— start —
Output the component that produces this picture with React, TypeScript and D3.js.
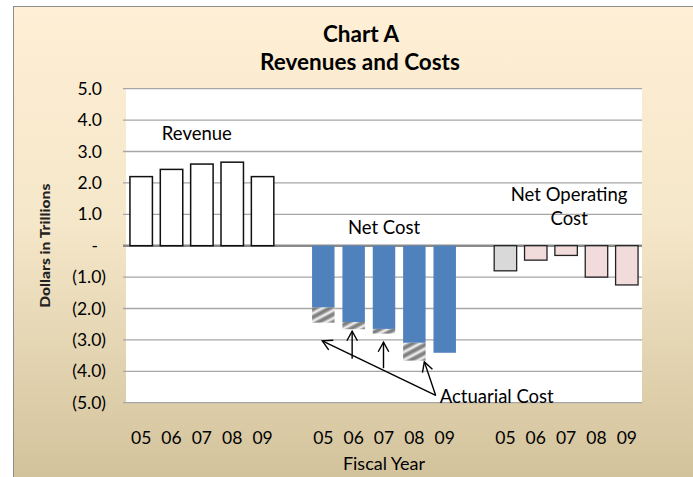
import React from "react";
import * as d3 from "d3";

const categories = [
  "R05", "R06", "R07", "R08", "R09", "gapA",
  "C05", "C06", "C07", "C08", "C09", "gapB",
  "O05", "O06", "O07", "O08", "O09",
];
const yearLabels = ["05", "06", "07", "08", "09"];

const revenueCats = ["R05", "R06", "R07", "R08", "R09"];
const revenue = [2.2, 2.43, 2.6, 2.66, 2.2];

const netCostCats = ["C05", "C06", "C07", "C08", "C09"];
const netCost = [-1.96, -2.43, -2.65, -3.09, -3.41];
const netCostWithActuarial = [-2.45, -2.66, -2.8, -3.66, -3.41];

const netOpCats = ["O05", "O06", "O07", "O08", "O09"];
const netOperating = [-0.8, -0.46, -0.31, -1.0, -1.25];

const yTicks = [5, 4, 3, 2, 1, 0, -1, -2, -3, -4, -5];

const W = 693;
const H = 477;
const FONT = "Lato, 'Open Sans', sans-serif";

function fmt(v: number) {
  if (v === 0) return "-";
  if (v < 0) return `(${Math.abs(v).toFixed(1)})`;
  return v.toFixed(1);
}

function Arrow({ x1, y1, x2, y2 }: { x1: number; y1: number; x2: number; y2: number }) {
  const ang = Math.atan2(y1 - y2, x1 - x2);
  const len = 11;
  const spread = 0.5;
  const a1 = ang + spread;
  const a2 = ang - spread;
  const d = `M${x2 + len * Math.cos(a1)},${y2 + len * Math.sin(a1)} L${x2},${y2} L${x2 + len * Math.cos(a2)},${y2 + len * Math.sin(a2)}`;
  return (
    <g stroke="#000" strokeWidth={1.4} fill="none">
      <line x1={x1} y1={y1} x2={x2} y2={y2} />
      <path d={d} />
    </g>
  );
}

export default function App() {
  const left = 126;
  const right = 642;
  const top = 88.7;
  const bottom = 402.7;

  const x = d3.scaleBand<string>().domain(categories).range([left, right]).paddingInner(0.26).paddingOuter(0.13);
  const y = d3.scaleLinear().domain([-5, 5]).range([bottom, top]);
  const bw = x.bandwidth();
  const cx = (c: string) => (x(c) as number) + bw / 2;

  const groups = [revenueCats, netCostCats, netOpCats];
  const opFills = ["#D9D9D9", "#F2DCDB", "#F2DCDB", "#F2DCDB", "#F2DCDB"];

  // arrow origin near the "Actuarial Cost" label
  const ox = cx("C09") - 9;
  const oy = y(-4.77);

  return (
    <div style={{ position: "absolute", left: 0, top: 0, width: W, height: H }}>
      <svg width={W} height={H} style={{ display: "block", fontFamily: FONT }}>
        <defs>
          <linearGradient id="bg" x1="0" y1="0" x2="0" y2="1">
            <stop offset="0" stopColor="#FEEFD6" />
            <stop offset="0.45" stopColor="#F5E7C9" />
            <stop offset="1" stopColor="#D2C29B" />
          </linearGradient>
          <linearGradient id="stripe" x1="0" y1="0" x2="0" y2="1">
            <stop offset="0" stopColor="#6e6e6e" />
            <stop offset="0.25" stopColor="#a8a8a8" />
            <stop offset="0.5" stopColor="#f8f8f8" />
            <stop offset="0.75" stopColor="#a0a0a0" />
            <stop offset="1" stopColor="#6e6e6e" />
          </linearGradient>
          <pattern id="hatch" width="40" height="7" patternUnits="userSpaceOnUse" patternTransform="rotate(-28)">
            <rect width="40" height="7" fill="url(#stripe)" />
          </pattern>
        </defs>

        <rect x={13.5} y={6.5} width={W} height={H} fill="url(#bg)" stroke="#8C8C8C" strokeWidth={1} />

        {/* Titles */}
        <text x={361} y={42} textAnchor="middle" fontSize={22.5} fontWeight="bold">Chart A</text>
        <text x={360} y={70} textAnchor="middle" fontSize={22.5} fontWeight="bold">Revenues and Costs</text>

        {/* Plot area */}
        <rect x={left} y={top} width={right - left} height={bottom - top} fill="#fff" />

        {yTicks.map((t) => (
          <line
            key={"g" + t}
            x1={left - 3}
            x2={right}
            y1={y(t)}
            y2={y(t)}
            stroke={t === 0 ? "#8a8a8a" : "#a6a6a6"}
            strokeWidth={t === 0 ? 2.4 : 1.3}
          />
        ))}

        {/* Y tick labels */}
        {yTicks.map((t) => (
          <text
            key={"yl" + t}
            x={t < 0 ? 106 : t === 0 ? 98 : 102}
            y={y(t) + 6}
            textAnchor="end"
            fontSize={17.5}
          >
            {fmt(t)}
          </text>
        ))}

        {/* Y axis title */}
        <text
          transform={`translate(50,${(top + bottom) / 2}) rotate(-90)`}
          textAnchor="middle"
          fontSize={13.5}
          fontWeight="900"
          fill="#222"
          textLength={124}
          lengthAdjust="spacingAndGlyphs"
        >
          Dollars in Trillions
        </text>

        {/* Revenue bars */}
        {revenueCats.map((c, i) => (
          <rect
            key={c}
            x={x(c)}
            y={y(revenue[i])}
            width={bw}
            height={y(0) - y(revenue[i])}
            fill="#fff"
            stroke="#111"
            strokeWidth={1.5}
          />
        ))}

        {/* Net cost: actuarial portion then blue */}
        {netCostCats.map((c, i) => (
          <rect
            key={c + "a"}
            x={x(c)}
            y={y(netCost[i])}
            width={bw}
            height={y(netCostWithActuarial[i]) - y(netCost[i])}
            fill="url(#hatch)"
          />
        ))}
        {netCostCats.map((c, i) => (
          <rect
            key={c}
            x={x(c)}
            y={y(0)}
            width={bw}
            height={y(netCost[i]) - y(0)}
            fill="#4F81BD"
          />
        ))}

        {/* Net operating cost */}
        {netOpCats.map((c, i) => (
          <rect
            key={c}
            x={x(c)}
            y={y(0)}
            width={bw}
            height={y(netOperating[i]) - y(0)}
            fill={opFills[i]}
            stroke="#222"
            strokeWidth={1.3}
          />
        ))}

        {/* Annotations */}
        <text x={cx("R07") - 5} y={140} textAnchor="middle" fontSize={18.5}>Revenue</text>
        <text x={cx("C07")} y={234} textAnchor="middle" fontSize={18.5}>Net Cost</text>
        <text x={cx("O07") + 3} y={201} textAnchor="middle" fontSize={18.5}>Net Operating</text>
        <text x={cx("O07") + 3} y={225} textAnchor="middle" fontSize={18.5}>Cost</text>
        <text x={ox + 4} y={403} textAnchor="start" fontSize={18.5}>Actuarial Cost</text>

        <Arrow x1={ox} y1={oy} x2={cx("C05") - 1} y2={y(-3.03)} />
        <Arrow x1={cx("C06") - 1.5} y1={y(-3.6)} x2={cx("C06") - 1.5} y2={y(-2.72)} />
        <Arrow x1={cx("C07") - 0.5} y1={y(-3.9)} x2={cx("C07") - 0.5} y2={y(-3.07)} />
        <Arrow x1={ox} y1={oy} x2={cx("C08") + 10} y2={y(-3.7)} />

        {/* X labels */}
        {groups.map((g) =>
          g.map((c, i) => (
            <text key={"xl" + c} x={cx(c)} y={444} textAnchor="middle" fontSize={17.5}>
              {yearLabels[i]}
            </text>
          ))
        )}
        <text x={cx("C07")} y={470} textAnchor="middle" fontSize={18}>Fiscal Year</text>
      </svg>
    </div>
  );
}
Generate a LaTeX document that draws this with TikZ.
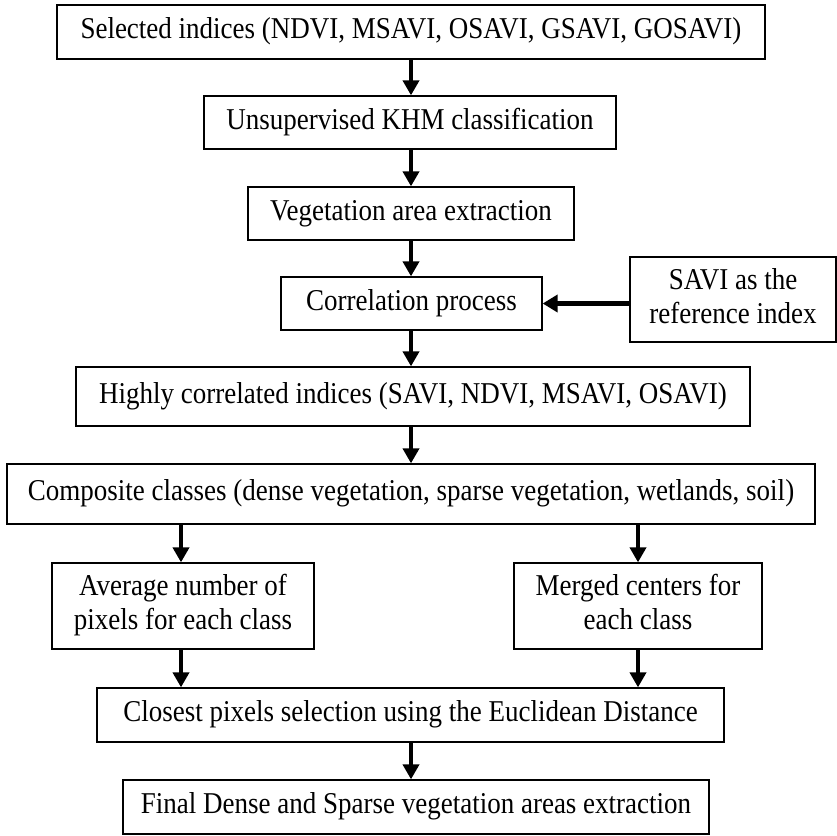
\documentclass[tikz,border=0pt]{standalone}
\usepackage{fontspec}
\setmainfont{Liberation Serif}
\usetikzlibrary{arrows.meta}
\newcommand\vt[1]{\scalebox{1}[1.12]{\begin{tabular}{@{}c@{}}#1\end{tabular}}}
\begin{document}
\begin{tikzpicture}[x=1pt,y=-1pt,
  box/.style={draw, line width=1.3pt, inner sep=0pt, align=center,
    font=\fontsize{27}{30.5}\selectfont},
  arr/.style={line width=4.5pt, -{Triangle[length=15pt,width=16pt]}},
  harr/.style={line width=5.5pt, -{Triangle[length=15pt,width=17pt]}}]
\useasboundingbox (0,0) rectangle (837,835);
\node[box, minimum width=708, minimum height=54] (b1) at (411,32) {\vt{Selected indices (NDVI, MSAVI, OSAVI, GSAVI, GOSAVI)}};
\node[box, minimum width=412, minimum height=53] (b2) at (410,122.5) {\vt{Unsupervised KHM classification}};
\node[box, minimum width=326, minimum height=53] (b3) at (411,213.5) {\vt{Vegetation area extraction}};
\node[box, minimum width=261, minimum height=53] (b4) at (411.5,303.5) {\vt{Correlation process}};
\node[box, minimum width=206, minimum height=85] (b5) at (733,299.5) {\vt{SAVI as the\\reference index}};
\node[box, minimum width=674, minimum height=59] (b6) at (413,396.5) {\vt{Highly correlated indices (SAVI, NDVI, MSAVI, OSAVI)}};
\node[box, minimum width=808, minimum height=60] (b7) at (411,494) {\vt{Composite classes (dense vegetation, sparse vegetation, wetlands, soil)}};
\node[box, minimum width=262, minimum height=86] (b8) at (183,606) {\vt{Average number of\\pixels for each class}};
\node[box, minimum width=248, minimum height=86] (b9) at (638,606) {\vt{Merged centers for\\each class}};
\node[box, minimum width=627, minimum height=54] (b10) at (410.5,715) {\vt{Closest pixels selection using the Euclidean Distance}};
\node[box, minimum width=586, minimum height=54] (b11) at (416,807) {\vt{Final Dense and Sparse vegetation areas extraction}};
\coordinate (cx) at (411,0);
\coordinate (lx) at (181,0);
\coordinate (rx) at (638,0);
\draw[arr] (b1.south -| cx) -- (b2.north -| cx);
\draw[arr] (b2.south -| cx) -- (b3.north -| cx);
\draw[arr] (b3.south -| cx) -- (b4.north -| cx);
\draw[harr] (b5.west |- b4.east) -- (b4.east);
\draw[arr] (b4.south -| cx) -- (b6.north -| cx);
\draw[arr] (b6.south -| cx) -- (b7.north -| cx);
\draw[arr] (b7.south -| lx) -- (b8.north -| lx);
\draw[arr] (b7.south -| rx) -- (b9.north -| rx);
\draw[arr] (b8.south -| lx) -- (b10.north -| lx);
\draw[arr] (b9.south -| rx) -- (b10.north -| rx);
\draw[arr] (b10.south -| cx) -- (b11.north -| cx);
\end{tikzpicture}
\end{document}
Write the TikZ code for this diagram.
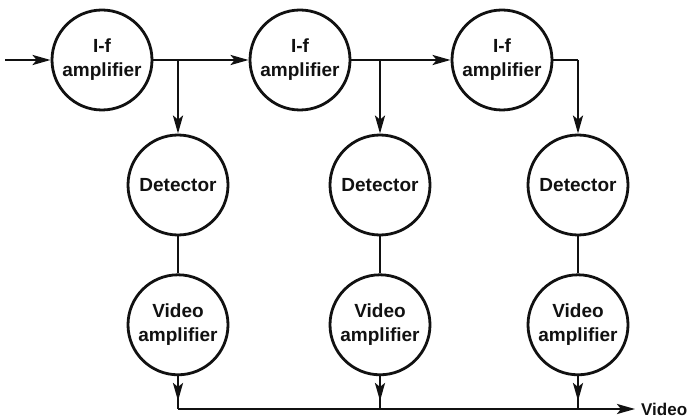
\documentclass[tikz,border=0pt]{standalone}
\usepackage{fontspec}
\setmainfont{Liberation Sans}
\usetikzlibrary{positioning, arrows.meta, calc}

\begin{document}
\begin{tikzpicture}[
    x=1pt, y=1pt,
    node distance=37pt,
    >={Stealth[length=18pt, width=10pt, inset=4pt]},
    stage/.style={
        circle,
        draw=#1,
        line width=2.8pt,
        fill=white,
        minimum size=100pt,
        inner sep=0pt,
        align=center,
        font=\fontsize{19}{24}\selectfont\bfseries\color{#1}
    },
    arrow/.style={
        ->,
        line width=2.6pt,
        draw=#1
    },
    line/.style={
        line width=2.6pt,
        draw=#1
    }
]

% Colors
\definecolor{ink_color}{HTML}{111111}

% Frame
\useasboundingbox (0,0) rectangle (690,418);

% I-f stages
\node[stage=ink_color] (IF1) at (102,358) {I-f\\amplifier};
\node[stage=ink_color] (IF2) at (300,358) {I-f\\amplifier};
\node[stage=ink_color] (IF3) at (502,358) {I-f\\amplifier};

% Detectors
\node[stage=ink_color] (D1) at (178,233) {Detector};
\node[stage=ink_color] (D2) at (380,233) {Detector};
\node[stage=ink_color] (D3) at (578,233) {Detector};

% Video amplifiers
\node[stage=ink_color, below=of D1] (V1) {Video\\amplifier};
\node[stage=ink_color, below=of D2] (V2) {Video\\amplifier};
\node[stage=ink_color, below=of D3] (V3) {Video\\amplifier};

% Output label
\node[font=\fontsize{17}{22}\selectfont\bfseries\color{ink_color}, anchor=west, inner sep=0pt] (out) at (641,9) {Video};

% Coordinates
\coordinate (in) at (5,358);
\coordinate (bus1) at (V1.south |- out.west);
\coordinate (bus2) at (V2.south |- out.west);
\coordinate (bus3) at (V3.south |- out.west);
\coordinate (corner) at (D3.north |- IF3.east);

% Chain arrows
\draw[arrow=ink_color] (in) -- (IF1.west);
\draw[arrow=ink_color] (IF1.east) -- (IF2.west);
\draw[arrow=ink_color] (IF2.east) -- (IF3.west);
\draw[arrow=ink_color] (D1.north |- IF1.east) -- (D1.north);
\draw[arrow=ink_color] (D2.north |- IF2.east) -- (D2.north);
\draw[line=ink_color] (IF3.east) -- (corner);
\draw[arrow=ink_color] (corner) -- (D3.north);

% Detector to video
\draw[line=ink_color] (D1.south) -- (V1.north);
\draw[line=ink_color] (D2.south) -- (V2.north);
\draw[line=ink_color] (D3.south) -- (V3.north);

% Output bus
\draw[line=ink_color] (V1.south) -- (bus1);
\draw[line=ink_color] (V2.south) -- (bus2);
\draw[line=ink_color] (V3.south) -- (bus3);
\draw[arrow=ink_color, shorten >=8pt] (V1.south) -- (bus1);
\draw[arrow=ink_color, shorten >=8pt] (V2.south) -- (bus2);
\draw[arrow=ink_color, shorten >=8pt] (V3.south) -- (bus3);
\draw[arrow=ink_color, shorten >=6pt] (bus1) -- (out.west);

\end{tikzpicture}
\end{document}
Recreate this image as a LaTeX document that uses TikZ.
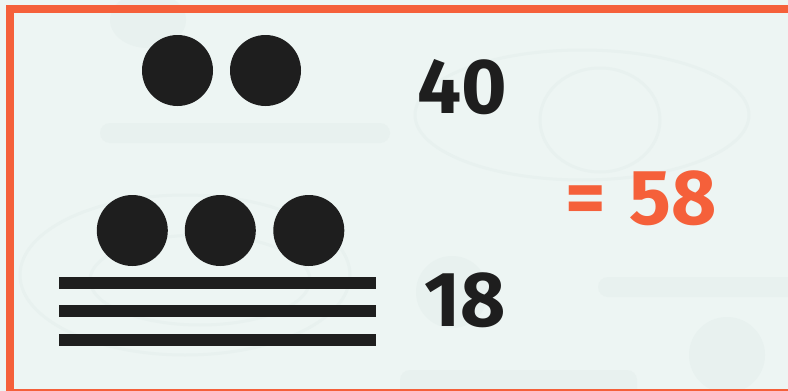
\documentclass[tikz,border=0pt]{standalone}
\usepackage{fontspec}
\setmainfont{Fira Sans}
\definecolor{bg}{HTML}{EDF5F3}
\definecolor{deco}{HTML}{E8F1EF}
\definecolor{accent}{HTML}{F5603A}
\definecolor{ink}{HTML}{1E1E1E}
\tikzset{
  dot/.style={circle, fill=ink, inner sep=0pt, minimum size=71pt},
  bar/.style={fill=ink},
  num/.style={inner sep=0pt, text=ink, font=\fontsize{78}{80}\selectfont\bfseries},
  res/.style={inner sep=0pt, text=accent, font=\fontsize{78}{80}\selectfont\bfseries},
  decofill/.style={fill=deco},
  decoline/.style={draw=deco, line width=3pt},
}
\begin{document}
\begin{tikzpicture}[x=1pt, y=-1pt]
\useasboundingbox (0,0) rectangle (788,391);
\clip (0,0) rectangle (788,391);
\fill[bg] (0,0) rectangle (788,391);
% faint decorations
\fill[decofill] (148,20) ellipse (38 and 28);
\fill[decofill, rounded corners=10pt] (100,123) rectangle (390,143);
\draw[decoline] (582,115) ellipse (167 and 65);
\draw[decoline] (600,120) ellipse (60 and 52);
\draw[decoline] (185,275) ellipse (165 and 80);
\draw[decoline] (200,280) ellipse (110 and 45);
\fill[decofill, rounded corners=10pt] (598,277) rectangle (800,297);
\fill[decofill] (727,355) circle (38);
\fill[decofill] (452,292) circle (36);
\fill[decofill, rounded corners=10pt] (400,370) rectangle (637,400);
% frame
\draw[accent, line width=8pt] (10,9) rectangle (794,393);
% top numeral: 2 dots = 40
\node[dot] (d1) at (177.5,70.5) {};
\node[dot] (d2) at (265.5,70.5) {};
% bottom numeral: 3 dots + 3 bars = 18
\node[dot] (d3) at (132.3,230.5) {};
\node[dot] (d4) at (220.3,230.5) {};
\node[dot] (d5) at (308.8,230.5) {};
\fill[bar] (59.3,277.3) rectangle (376.3,289.3);
\fill[bar] (59.3,305.3) rectangle (376.3,317.3);
\fill[bar] (59.3,333.7) rectangle (376.3,345.7);
% texts
\node[num] (forty) at (462.7,86.7) {40};
\node[num] (eighteen) at (465.5,300.5) {18};
\node[res] (result) at (641,198.7) {=\hspace{24pt}58};
\end{tikzpicture}
\end{document}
— end —
Task brief.
Begin at the line that has "Write the TikZ code for this diagram.", stop after the line that has "(0,0) rectangle (690,418);", and reproduce every line between them exactly and nothing else. Pictures stay out of the copy.

Exercise solution.
Write the TikZ code for this diagram.
\documentclass[tikz,border=0pt]{standalone}
\usepackage{fontspec}
\setmainfont{Liberation Sans}
\usetikzlibrary{positioning, arrows.meta, calc}

\begin{document}
\begin{tikzpicture}[
    x=1pt, y=1pt,
    node distance=37pt,
    >={Stealth[length=18pt, width=10pt, inset=4pt]},
    stage/.style={
        circle,
        draw=#1,
        line width=2.8pt,
        fill=white,
        minimum size=100pt,
        inner sep=0pt,
        align=center,
        font=\fontsize{19}{24}\selectfont\bfseries\color{#1}
    },
    arrow/.style={
        ->,
        line width=2.6pt,
        draw=#1
    },
    line/.style={
        line width=2.6pt,
        draw=#1
    }
]

% Colors
\definecolor{ink_color}{HTML}{111111}

% Frame
\useasboundingbox (0,0) rectangle (690,418);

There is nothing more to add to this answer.